__AVAILABLE RECORDS__
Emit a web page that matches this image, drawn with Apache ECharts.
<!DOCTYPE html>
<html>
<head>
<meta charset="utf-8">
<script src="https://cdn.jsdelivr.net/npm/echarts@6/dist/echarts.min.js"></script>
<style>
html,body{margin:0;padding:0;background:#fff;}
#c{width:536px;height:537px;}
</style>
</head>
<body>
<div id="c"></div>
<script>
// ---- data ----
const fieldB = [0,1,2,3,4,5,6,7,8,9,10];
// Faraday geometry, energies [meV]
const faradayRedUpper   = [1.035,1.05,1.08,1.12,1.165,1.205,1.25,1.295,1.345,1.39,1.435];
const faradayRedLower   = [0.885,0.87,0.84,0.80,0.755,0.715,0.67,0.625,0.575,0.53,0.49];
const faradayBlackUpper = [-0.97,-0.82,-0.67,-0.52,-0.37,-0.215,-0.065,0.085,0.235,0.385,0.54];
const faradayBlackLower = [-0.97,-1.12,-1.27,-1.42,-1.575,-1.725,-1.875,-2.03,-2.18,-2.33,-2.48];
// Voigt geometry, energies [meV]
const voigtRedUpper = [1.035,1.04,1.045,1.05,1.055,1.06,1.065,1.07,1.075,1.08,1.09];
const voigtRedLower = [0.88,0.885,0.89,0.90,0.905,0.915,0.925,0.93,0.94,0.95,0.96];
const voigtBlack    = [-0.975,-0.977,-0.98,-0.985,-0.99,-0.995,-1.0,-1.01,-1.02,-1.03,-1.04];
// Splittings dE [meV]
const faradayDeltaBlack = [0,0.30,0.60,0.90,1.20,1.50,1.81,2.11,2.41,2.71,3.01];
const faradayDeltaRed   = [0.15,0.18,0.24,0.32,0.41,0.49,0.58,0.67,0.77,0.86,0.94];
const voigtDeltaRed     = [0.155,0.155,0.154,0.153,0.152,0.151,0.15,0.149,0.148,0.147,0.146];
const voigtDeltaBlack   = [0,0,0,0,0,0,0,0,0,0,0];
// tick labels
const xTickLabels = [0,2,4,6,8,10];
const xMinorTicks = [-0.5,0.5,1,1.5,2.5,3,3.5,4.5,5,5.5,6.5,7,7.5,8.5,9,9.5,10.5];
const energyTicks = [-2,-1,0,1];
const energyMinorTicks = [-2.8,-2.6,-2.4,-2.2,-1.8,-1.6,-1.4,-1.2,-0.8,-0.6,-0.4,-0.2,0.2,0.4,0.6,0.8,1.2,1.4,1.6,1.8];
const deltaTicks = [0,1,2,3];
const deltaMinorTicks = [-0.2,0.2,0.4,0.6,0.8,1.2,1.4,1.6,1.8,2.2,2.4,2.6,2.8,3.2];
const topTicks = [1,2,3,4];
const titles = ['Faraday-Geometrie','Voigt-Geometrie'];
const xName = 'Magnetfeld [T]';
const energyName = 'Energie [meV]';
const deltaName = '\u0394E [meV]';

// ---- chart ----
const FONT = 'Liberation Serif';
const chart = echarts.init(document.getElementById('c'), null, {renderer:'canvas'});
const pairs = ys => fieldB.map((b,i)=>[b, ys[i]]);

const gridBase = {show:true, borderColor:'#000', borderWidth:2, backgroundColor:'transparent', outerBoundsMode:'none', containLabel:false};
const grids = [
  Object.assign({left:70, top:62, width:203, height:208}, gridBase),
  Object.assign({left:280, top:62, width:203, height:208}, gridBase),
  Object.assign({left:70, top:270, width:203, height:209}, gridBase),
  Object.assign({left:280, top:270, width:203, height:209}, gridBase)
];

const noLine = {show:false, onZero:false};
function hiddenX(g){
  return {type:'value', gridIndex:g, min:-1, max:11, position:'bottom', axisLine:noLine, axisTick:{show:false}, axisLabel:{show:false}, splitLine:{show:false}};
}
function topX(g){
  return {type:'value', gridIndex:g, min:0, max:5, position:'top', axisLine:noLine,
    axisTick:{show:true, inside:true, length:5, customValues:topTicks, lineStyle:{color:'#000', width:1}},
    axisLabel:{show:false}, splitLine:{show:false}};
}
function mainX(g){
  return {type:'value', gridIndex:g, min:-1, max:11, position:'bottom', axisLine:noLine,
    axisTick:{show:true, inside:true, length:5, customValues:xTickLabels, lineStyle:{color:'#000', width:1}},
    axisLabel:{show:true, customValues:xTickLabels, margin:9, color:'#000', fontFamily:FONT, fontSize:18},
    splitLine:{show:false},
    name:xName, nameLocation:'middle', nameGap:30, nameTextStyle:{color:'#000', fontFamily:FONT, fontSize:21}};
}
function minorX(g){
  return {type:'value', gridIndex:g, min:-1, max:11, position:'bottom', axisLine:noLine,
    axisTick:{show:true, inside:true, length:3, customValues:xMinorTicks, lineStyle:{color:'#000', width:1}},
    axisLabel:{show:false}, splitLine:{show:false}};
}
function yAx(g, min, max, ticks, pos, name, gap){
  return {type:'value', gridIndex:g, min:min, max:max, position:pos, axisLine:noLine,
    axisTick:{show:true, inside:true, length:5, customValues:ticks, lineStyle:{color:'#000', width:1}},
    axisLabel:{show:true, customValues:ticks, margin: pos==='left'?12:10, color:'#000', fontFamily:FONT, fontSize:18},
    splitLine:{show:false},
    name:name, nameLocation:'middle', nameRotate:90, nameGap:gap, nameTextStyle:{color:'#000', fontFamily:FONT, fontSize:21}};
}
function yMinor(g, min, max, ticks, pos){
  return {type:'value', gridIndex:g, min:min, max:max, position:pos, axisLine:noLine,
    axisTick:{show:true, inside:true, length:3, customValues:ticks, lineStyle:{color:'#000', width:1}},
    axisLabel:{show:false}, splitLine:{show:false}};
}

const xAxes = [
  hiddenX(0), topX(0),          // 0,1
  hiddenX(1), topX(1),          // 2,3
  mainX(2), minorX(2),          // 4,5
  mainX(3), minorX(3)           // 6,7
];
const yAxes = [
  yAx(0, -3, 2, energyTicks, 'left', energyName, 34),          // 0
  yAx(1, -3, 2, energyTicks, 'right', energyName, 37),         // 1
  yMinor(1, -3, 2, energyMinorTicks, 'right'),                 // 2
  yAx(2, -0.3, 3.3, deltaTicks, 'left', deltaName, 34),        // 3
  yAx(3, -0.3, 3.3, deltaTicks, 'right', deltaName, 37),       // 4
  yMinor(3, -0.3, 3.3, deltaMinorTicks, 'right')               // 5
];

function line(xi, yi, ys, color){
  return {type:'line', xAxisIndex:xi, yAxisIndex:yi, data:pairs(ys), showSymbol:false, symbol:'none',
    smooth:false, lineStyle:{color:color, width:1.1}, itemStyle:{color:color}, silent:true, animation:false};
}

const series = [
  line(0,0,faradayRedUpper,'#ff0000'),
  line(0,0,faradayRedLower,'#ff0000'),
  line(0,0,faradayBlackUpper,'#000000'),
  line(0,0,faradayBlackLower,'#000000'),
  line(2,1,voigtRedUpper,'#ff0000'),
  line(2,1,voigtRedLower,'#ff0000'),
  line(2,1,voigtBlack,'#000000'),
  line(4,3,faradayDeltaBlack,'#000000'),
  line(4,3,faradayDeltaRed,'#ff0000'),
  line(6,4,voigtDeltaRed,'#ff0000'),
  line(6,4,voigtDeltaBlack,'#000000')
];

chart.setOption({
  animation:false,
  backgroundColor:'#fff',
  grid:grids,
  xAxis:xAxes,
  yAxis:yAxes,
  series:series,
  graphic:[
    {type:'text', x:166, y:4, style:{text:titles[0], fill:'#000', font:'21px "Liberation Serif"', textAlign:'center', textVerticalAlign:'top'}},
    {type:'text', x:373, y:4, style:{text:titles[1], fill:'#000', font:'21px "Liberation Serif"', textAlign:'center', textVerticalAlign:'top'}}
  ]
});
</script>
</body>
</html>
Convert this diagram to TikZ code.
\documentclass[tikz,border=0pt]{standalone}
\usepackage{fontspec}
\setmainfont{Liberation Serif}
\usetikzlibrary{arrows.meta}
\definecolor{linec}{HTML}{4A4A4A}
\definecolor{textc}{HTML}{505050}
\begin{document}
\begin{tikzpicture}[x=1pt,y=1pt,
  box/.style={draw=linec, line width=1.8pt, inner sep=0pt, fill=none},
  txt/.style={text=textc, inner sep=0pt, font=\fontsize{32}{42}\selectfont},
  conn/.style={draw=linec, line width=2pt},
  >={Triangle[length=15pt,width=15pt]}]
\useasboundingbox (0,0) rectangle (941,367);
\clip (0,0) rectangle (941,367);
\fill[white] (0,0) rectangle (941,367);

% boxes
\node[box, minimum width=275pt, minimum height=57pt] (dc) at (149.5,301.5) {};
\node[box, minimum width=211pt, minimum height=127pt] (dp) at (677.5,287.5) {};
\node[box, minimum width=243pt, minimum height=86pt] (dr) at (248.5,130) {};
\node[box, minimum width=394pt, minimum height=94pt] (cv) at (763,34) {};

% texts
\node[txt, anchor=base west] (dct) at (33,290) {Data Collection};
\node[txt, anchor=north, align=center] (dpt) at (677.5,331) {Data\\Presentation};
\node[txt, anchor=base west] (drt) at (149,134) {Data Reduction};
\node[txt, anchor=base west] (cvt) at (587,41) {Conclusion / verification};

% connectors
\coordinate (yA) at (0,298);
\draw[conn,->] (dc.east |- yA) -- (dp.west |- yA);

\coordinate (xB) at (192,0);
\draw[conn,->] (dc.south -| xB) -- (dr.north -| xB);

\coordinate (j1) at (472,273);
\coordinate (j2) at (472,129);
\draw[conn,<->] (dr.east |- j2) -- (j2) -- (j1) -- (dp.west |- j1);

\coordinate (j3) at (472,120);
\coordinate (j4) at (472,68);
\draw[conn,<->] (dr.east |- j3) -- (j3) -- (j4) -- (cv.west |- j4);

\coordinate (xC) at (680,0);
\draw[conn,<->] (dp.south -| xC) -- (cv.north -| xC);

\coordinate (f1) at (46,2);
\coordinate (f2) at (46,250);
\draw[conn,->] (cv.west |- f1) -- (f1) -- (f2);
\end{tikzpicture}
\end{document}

...

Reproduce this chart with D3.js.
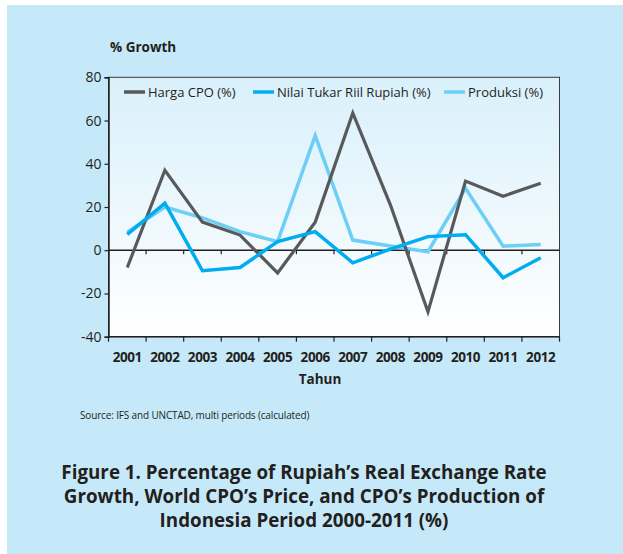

__JOB__
Extract the span of lines that starts with the line containing "Emit a web page" and ends with the line containing "const pairs = ys". Keep it exact and add nothing.

__OUTPUT FOR THIS EXERCISE__
Emit a web page that matches this image, drawn with Apache ECharts.
<!DOCTYPE html>
<html>
<head>
<meta charset="utf-8">
<script src="https://cdn.jsdelivr.net/npm/echarts@6/dist/echarts.min.js"></script>
<style>
html,body{margin:0;padding:0;background:#fff;}
#c{width:536px;height:537px;}
</style>
</head>
<body>
<div id="c"></div>
<script>
// ---- data ----
const fieldB = [0,1,2,3,4,5,6,7,8,9,10];
// Faraday geometry, energies [meV]
const faradayRedUpper   = [1.035,1.05,1.08,1.12,1.165,1.205,1.25,1.295,1.345,1.39,1.435];
const faradayRedLower   = [0.885,0.87,0.84,0.80,0.755,0.715,0.67,0.625,0.575,0.53,0.49];
const faradayBlackUpper = [-0.97,-0.82,-0.67,-0.52,-0.37,-0.215,-0.065,0.085,0.235,0.385,0.54];
const faradayBlackLower = [-0.97,-1.12,-1.27,-1.42,-1.575,-1.725,-1.875,-2.03,-2.18,-2.33,-2.48];
// Voigt geometry, energies [meV]
const voigtRedUpper = [1.035,1.04,1.045,1.05,1.055,1.06,1.065,1.07,1.075,1.08,1.09];
const voigtRedLower = [0.88,0.885,0.89,0.90,0.905,0.915,0.925,0.93,0.94,0.95,0.96];
const voigtBlack    = [-0.975,-0.977,-0.98,-0.985,-0.99,-0.995,-1.0,-1.01,-1.02,-1.03,-1.04];
// Splittings dE [meV]
const faradayDeltaBlack = [0,0.30,0.60,0.90,1.20,1.50,1.81,2.11,2.41,2.71,3.01];
const faradayDeltaRed   = [0.15,0.18,0.24,0.32,0.41,0.49,0.58,0.67,0.77,0.86,0.94];
const voigtDeltaRed     = [0.155,0.155,0.154,0.153,0.152,0.151,0.15,0.149,0.148,0.147,0.146];
const voigtDeltaBlack   = [0,0,0,0,0,0,0,0,0,0,0];
// tick labels
const xTickLabels = [0,2,4,6,8,10];
const xMinorTicks = [-0.5,0.5,1,1.5,2.5,3,3.5,4.5,5,5.5,6.5,7,7.5,8.5,9,9.5,10.5];
const energyTicks = [-2,-1,0,1];
const energyMinorTicks = [-2.8,-2.6,-2.4,-2.2,-1.8,-1.6,-1.4,-1.2,-0.8,-0.6,-0.4,-0.2,0.2,0.4,0.6,0.8,1.2,1.4,1.6,1.8];
const deltaTicks = [0,1,2,3];
const deltaMinorTicks = [-0.2,0.2,0.4,0.6,0.8,1.2,1.4,1.6,1.8,2.2,2.4,2.6,2.8,3.2];
const topTicks = [1,2,3,4];
const titles = ['Faraday-Geometrie','Voigt-Geometrie'];
const xName = 'Magnetfeld [T]';
const energyName = 'Energie [meV]';
const deltaName = '\u0394E [meV]';

// ---- chart ----
const FONT = 'Liberation Serif';
const chart = echarts.init(document.getElementById('c'), null, {renderer:'canvas'});
const pairs = ys => fieldB.map((b,i)=>[b, ys[i]]);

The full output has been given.